La décision retenue par la Cour de cassation

  • La Cour de cassation ne suit pas les juges du fond dans leur raisonnement : elle considère que la salariée a exercé en qualité d’infirmière dans différents services de soins sans aucune discontinuité fonctionnelle, ce qui induisait une seule et même relation de travail depuis le 18 mai 2017.

    Conséquence : la salariée n’était plus en période d’essai au 15 septembre 2017 puisque les CDD viennent réduire d’autant la durée de la période d’essai. Ainsi, la rupture de période d’essai notifiée par l’employeur doit être requalifiée en licenciement sans cause réelle et sérieuse, permettant à la salarié de bénéficier de différentes indemnités de fin de contrat.

Quelles incidences sur le plan juridique et RH ?

  • Dans ce jugement, la Cour de cassation a opté pour une vision pragmatique afin d’éviter les abus dans les cas de transition CDD/CDI sur un même poste, même avec des interruptions.
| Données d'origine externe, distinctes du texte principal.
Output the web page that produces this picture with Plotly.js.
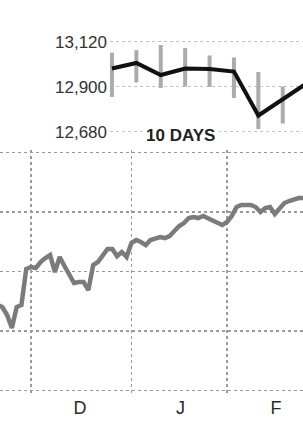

En clair, une coupure de quelques jours entre un CDD et un CDI ne suffit pas pour repartir à zéro : il faut évaluer si ces CDD relèvent bien d’une relation de travail continue.

    Ce point est crucial lors d’une rupture de contrat : croire, à tort, que le salarié est encore en période d’essai peut entraîner des indemnisations lourdes et le paiement d’un préavis non effectué.

    Ainsi, pour toute nouvelle embauche, il est indispensable de vérifier l’historique des contrats précédents afin de définir précisément la période d’essai. Vos clients pourront ainsi anticiper les conséquences et éviter de mauvaises surprises.